Time to trade that jar of muddy granulated instant for a real coffee maker – like one of these

There’s no shortage of ways to make coffee.

If you don’t have tastebuds or shame, there’s instant. Then there are stovetop percolators, cafetieres, manual pour-over makers and the ingenious AeroPress. But if you want consistently good cups of the energising black stuff every morning (and don’t want to pay through the nose for it), you’re probably going to want to buy a machine.

But there are hundreds of them out there. Some excellent, some terrible, most sitting somewhere in-between. To find out which deserves your hard-earned cash, we’ve been testing them – and subjecting ourselves to possibly fatal levels of caffeine in the process.

Sage by Heston Blumenthal Barista Express (£550)

Sage by Heston Blumenthal Barista Express (£550)

With the look of a shrink-rayed professional espresso machine, the grinning fizzog of shaven-headed culinary chemist Heston Blumenthal on the box and a price tag that puts it out of reach of all but the most well-heeled caffeine fiend, the Barista Express (branded as Breville in the US and Sage in the UK) is clearly aimed at those seeking a major step up in their home-brewed coffee.

It’s a lovely looking, all-metal thing, with even accessories like the tamper and milk jug exuding an air of quiet, understated luxury. The portafilter is reassuringly weighty and solid, locking into the group head with a satisfying twist. There are clever little touches you can’t see or immediately feel that add to the feeling of quality too: on top is a tray that warms your cups, and the 2l water tank has an integrated, changeable filter.

While not as large as it might appear in photos, the machine will struggle to slide under cupboards on the average British kitchen counter – you’ll need to have space above to refill the coffee bean hopper, for one thing.
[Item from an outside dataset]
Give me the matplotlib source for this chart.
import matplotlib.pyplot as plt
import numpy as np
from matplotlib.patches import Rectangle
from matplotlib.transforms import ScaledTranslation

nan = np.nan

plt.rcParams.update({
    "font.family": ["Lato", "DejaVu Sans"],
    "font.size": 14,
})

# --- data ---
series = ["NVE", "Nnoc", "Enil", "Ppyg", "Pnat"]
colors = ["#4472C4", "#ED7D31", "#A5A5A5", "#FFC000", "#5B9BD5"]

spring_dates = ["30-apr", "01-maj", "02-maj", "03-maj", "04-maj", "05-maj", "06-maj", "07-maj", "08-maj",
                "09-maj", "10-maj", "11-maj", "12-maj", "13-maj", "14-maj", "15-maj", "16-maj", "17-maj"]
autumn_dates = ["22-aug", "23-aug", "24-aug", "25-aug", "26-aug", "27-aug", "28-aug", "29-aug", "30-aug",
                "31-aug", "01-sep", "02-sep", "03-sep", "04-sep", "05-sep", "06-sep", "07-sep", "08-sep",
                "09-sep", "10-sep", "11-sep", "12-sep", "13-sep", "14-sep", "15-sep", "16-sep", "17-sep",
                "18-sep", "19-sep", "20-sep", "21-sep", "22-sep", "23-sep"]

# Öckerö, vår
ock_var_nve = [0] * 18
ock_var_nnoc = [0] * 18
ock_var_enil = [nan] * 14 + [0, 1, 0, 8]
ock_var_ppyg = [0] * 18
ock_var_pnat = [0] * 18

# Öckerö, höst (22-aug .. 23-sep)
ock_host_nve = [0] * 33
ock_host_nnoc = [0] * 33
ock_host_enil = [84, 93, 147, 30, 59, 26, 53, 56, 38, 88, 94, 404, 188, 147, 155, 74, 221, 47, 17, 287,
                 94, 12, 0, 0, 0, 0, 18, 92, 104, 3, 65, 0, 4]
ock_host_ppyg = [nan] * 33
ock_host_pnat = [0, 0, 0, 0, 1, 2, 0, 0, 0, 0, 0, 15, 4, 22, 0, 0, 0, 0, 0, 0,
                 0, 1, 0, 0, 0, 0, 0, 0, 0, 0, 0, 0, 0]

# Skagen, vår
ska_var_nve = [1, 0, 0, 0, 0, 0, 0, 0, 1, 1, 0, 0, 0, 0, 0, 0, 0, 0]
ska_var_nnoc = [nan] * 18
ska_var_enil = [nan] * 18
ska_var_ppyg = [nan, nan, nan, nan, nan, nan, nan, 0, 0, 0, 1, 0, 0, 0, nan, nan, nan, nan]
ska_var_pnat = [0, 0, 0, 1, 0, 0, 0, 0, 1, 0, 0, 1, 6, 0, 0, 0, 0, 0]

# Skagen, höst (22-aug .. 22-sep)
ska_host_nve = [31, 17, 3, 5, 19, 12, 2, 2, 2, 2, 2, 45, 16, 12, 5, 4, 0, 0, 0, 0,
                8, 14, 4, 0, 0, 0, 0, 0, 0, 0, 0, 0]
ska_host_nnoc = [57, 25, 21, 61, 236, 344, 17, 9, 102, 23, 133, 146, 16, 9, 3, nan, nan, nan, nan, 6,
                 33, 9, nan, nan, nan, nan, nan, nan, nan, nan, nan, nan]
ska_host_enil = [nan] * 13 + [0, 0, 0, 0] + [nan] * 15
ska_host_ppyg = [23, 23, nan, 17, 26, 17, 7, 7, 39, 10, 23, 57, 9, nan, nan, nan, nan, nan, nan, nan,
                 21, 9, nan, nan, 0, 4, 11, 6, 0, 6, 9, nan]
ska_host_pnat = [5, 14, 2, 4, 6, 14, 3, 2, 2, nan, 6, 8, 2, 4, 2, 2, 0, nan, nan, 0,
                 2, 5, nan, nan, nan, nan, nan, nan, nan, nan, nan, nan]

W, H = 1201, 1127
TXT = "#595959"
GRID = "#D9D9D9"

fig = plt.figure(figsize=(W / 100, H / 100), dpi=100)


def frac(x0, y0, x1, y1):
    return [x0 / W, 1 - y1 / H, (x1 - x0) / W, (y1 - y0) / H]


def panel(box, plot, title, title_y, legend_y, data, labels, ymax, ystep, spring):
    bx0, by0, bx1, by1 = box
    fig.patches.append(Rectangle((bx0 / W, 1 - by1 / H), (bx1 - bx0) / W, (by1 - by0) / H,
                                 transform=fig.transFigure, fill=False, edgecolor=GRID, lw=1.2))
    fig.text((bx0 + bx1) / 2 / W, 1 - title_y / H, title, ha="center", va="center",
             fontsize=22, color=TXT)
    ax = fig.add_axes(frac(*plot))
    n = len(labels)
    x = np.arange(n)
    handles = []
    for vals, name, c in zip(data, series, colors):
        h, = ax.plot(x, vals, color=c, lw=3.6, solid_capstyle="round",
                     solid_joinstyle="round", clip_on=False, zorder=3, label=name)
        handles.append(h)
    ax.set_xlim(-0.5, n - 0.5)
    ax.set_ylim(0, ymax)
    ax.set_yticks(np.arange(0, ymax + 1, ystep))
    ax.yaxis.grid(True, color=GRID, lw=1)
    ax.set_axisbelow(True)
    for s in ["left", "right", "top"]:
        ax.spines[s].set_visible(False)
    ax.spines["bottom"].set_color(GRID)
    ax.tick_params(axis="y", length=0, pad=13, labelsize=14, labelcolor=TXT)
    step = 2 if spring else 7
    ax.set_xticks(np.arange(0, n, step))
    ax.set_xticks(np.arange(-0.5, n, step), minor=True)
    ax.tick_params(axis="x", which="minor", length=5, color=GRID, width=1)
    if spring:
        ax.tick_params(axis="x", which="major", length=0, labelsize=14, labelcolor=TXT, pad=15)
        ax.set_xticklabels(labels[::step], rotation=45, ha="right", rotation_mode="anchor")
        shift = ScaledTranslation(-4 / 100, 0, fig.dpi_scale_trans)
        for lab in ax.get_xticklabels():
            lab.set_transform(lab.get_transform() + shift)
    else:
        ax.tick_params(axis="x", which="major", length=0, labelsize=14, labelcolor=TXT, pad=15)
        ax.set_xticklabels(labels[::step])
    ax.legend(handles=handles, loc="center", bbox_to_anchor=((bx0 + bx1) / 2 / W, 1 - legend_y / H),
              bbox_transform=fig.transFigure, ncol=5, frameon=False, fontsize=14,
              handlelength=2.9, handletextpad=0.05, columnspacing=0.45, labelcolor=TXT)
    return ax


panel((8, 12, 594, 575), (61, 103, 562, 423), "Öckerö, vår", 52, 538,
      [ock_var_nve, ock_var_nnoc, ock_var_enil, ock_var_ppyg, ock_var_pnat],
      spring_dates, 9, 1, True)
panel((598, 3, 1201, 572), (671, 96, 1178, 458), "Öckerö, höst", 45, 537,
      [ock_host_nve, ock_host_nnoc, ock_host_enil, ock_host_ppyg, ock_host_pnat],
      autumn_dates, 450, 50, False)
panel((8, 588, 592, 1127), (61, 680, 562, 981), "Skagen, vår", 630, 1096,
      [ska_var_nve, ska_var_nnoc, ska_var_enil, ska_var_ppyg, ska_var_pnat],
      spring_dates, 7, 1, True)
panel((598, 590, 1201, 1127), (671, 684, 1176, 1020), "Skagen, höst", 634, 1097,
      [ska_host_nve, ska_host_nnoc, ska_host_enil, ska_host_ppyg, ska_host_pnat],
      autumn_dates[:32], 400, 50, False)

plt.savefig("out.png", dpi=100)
Yep, the Barista Express isn’t just an elegant, well-built espresso machine – it also features a built-in grinder, allowing you to make coffee with beans you’ve smashed into dust literally seconds earlier. Freshness means a lot in the coffee world, so this is a Big Deal – as is the low-pressure pre-infusion of the grounds before the water is forced through them at higher 50 bar pressure.

And it bears out in the coffee the machine produces: our very first cup was a delicious and gloriously smooth latte with barely a hint of bitterness. The milk steaming wand is excellent too, producing much lighter, airier foam than the (admittedly way, way cheaper) Morphy Richards’ model, and there’s also a hot water spout for those who want to make an Americano by topping up their espresso.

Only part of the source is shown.